Output the first line of the listing and each line after it, up to and including the line that contains "bin_edges = [round(0.05", exactly as written, minus the pictures.

### RECORDED INFORMATION
<<<<

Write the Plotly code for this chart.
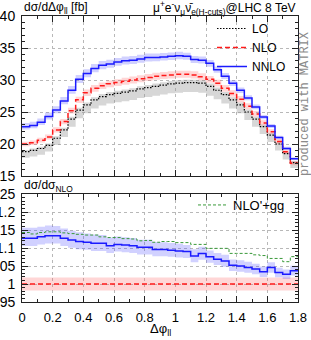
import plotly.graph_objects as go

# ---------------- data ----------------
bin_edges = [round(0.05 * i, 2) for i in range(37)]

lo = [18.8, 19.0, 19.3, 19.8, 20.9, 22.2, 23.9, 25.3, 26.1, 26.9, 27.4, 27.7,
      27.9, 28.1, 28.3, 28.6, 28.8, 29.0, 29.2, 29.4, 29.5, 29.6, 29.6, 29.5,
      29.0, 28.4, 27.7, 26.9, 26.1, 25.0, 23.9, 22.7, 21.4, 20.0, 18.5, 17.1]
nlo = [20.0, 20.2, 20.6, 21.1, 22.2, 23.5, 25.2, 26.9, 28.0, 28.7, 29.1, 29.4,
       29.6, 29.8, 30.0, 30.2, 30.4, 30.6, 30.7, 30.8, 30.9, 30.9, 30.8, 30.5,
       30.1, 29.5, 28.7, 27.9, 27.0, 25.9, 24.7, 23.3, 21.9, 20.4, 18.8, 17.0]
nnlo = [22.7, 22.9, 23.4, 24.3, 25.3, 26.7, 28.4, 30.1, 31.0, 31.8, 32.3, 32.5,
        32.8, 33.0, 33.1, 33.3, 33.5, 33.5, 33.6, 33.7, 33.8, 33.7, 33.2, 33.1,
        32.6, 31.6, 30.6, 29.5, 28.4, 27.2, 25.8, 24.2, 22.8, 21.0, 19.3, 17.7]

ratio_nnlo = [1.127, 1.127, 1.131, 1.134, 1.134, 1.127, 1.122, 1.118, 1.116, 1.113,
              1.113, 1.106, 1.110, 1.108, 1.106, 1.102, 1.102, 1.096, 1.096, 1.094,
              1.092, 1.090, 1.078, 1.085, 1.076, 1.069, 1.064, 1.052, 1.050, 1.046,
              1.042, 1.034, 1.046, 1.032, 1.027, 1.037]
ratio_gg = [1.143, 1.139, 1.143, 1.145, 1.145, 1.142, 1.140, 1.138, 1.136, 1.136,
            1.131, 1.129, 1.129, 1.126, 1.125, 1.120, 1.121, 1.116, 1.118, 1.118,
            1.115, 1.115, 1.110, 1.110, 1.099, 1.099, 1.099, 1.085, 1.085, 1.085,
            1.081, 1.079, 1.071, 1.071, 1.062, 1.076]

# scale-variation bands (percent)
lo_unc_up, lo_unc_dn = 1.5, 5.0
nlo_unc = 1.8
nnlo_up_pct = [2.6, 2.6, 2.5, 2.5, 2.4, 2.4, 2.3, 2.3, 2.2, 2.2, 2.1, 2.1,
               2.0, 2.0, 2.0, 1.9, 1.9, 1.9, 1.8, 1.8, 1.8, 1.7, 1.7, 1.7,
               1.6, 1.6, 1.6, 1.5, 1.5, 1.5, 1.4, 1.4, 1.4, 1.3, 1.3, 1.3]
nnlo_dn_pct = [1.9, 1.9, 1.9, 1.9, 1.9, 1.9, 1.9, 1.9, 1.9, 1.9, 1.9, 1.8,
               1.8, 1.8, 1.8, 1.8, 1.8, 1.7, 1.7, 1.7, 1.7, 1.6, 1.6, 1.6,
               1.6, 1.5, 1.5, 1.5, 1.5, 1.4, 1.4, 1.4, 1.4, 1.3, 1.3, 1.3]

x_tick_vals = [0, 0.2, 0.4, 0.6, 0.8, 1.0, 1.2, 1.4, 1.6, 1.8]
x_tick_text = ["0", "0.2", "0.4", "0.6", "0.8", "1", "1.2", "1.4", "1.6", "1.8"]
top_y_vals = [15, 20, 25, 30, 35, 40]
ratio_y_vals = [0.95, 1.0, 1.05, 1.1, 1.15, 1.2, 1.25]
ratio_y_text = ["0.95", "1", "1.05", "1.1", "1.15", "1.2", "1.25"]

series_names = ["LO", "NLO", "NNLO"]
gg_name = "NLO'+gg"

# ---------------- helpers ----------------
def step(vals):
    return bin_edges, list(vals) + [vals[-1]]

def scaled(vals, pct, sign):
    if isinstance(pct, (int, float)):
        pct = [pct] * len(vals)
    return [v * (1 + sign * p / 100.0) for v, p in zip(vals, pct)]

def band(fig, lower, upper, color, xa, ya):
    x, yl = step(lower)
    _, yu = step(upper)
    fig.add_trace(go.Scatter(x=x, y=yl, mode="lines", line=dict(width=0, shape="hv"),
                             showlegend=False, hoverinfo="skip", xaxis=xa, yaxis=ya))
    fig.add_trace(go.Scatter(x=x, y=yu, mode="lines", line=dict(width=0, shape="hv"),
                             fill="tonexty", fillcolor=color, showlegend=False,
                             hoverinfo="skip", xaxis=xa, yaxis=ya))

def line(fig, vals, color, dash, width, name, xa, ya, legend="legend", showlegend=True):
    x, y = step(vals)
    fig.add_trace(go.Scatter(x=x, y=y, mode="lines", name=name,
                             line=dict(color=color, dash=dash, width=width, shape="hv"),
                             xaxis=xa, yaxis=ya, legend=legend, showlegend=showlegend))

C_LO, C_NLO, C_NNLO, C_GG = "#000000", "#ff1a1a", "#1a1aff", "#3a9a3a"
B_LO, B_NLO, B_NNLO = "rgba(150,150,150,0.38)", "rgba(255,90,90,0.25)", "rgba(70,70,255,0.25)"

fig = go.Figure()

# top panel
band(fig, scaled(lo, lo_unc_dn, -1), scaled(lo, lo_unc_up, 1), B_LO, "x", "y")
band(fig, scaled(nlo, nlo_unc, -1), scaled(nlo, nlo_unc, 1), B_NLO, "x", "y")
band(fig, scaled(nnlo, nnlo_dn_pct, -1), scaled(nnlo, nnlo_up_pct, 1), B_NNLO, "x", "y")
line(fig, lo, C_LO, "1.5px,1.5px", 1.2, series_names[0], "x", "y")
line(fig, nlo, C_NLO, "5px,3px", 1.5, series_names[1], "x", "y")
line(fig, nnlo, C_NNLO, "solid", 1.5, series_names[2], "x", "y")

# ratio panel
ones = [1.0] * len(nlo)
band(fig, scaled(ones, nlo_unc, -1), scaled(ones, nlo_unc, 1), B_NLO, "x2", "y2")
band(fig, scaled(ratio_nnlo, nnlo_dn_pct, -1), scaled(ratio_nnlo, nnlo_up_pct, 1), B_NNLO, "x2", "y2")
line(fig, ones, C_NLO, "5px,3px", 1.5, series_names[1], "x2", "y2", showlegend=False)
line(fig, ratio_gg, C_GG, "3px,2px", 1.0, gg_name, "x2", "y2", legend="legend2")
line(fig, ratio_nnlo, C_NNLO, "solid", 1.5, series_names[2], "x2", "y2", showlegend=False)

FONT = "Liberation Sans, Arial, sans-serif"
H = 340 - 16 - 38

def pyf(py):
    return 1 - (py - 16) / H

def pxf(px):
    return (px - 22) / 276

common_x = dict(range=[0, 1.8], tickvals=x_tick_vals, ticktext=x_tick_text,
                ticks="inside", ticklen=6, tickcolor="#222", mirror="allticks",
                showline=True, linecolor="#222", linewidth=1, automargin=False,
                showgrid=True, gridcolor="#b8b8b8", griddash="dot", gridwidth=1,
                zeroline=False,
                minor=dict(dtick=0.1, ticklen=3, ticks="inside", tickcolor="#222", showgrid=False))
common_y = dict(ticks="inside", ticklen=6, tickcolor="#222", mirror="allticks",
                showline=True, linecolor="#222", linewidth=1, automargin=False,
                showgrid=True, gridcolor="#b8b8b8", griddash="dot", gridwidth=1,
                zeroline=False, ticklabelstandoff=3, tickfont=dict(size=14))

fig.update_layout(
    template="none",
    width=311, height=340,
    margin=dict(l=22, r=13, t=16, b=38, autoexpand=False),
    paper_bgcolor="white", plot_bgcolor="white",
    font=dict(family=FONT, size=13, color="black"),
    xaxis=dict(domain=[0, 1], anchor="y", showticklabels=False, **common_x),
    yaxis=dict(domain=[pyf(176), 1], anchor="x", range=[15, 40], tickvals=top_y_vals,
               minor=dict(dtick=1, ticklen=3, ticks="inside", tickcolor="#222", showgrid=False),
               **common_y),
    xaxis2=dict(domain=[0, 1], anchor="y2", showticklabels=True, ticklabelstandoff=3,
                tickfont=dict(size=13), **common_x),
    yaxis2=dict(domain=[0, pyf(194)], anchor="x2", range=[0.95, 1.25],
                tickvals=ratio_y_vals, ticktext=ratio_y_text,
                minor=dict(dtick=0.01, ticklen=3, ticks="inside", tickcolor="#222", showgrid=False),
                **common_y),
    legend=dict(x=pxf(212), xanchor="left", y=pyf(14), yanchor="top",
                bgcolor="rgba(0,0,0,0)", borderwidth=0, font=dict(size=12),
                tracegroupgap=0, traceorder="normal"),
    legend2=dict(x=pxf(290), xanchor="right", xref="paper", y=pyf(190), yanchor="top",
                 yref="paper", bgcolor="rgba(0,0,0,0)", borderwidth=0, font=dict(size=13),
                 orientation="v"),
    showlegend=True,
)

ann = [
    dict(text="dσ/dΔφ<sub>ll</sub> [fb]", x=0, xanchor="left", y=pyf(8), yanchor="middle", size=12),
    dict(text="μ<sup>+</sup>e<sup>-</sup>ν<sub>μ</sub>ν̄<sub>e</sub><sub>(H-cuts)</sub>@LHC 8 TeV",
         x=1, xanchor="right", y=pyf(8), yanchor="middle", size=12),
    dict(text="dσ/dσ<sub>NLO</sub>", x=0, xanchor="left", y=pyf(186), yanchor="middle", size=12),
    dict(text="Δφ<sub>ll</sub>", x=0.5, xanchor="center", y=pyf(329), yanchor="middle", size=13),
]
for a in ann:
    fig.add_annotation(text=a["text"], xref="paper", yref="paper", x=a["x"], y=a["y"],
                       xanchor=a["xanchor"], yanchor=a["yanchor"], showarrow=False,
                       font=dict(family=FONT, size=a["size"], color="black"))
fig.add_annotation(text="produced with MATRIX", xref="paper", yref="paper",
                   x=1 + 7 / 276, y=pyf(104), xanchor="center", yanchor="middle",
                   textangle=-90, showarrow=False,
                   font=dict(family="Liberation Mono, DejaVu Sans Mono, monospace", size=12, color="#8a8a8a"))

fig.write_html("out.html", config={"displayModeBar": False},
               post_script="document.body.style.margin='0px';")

>>>>

### THE RESULT
Write the Plotly code for this chart.
import plotly.graph_objects as go

# ---------------- data ----------------
bin_edges = [round(0.05 * i, 2) for i in range(37)]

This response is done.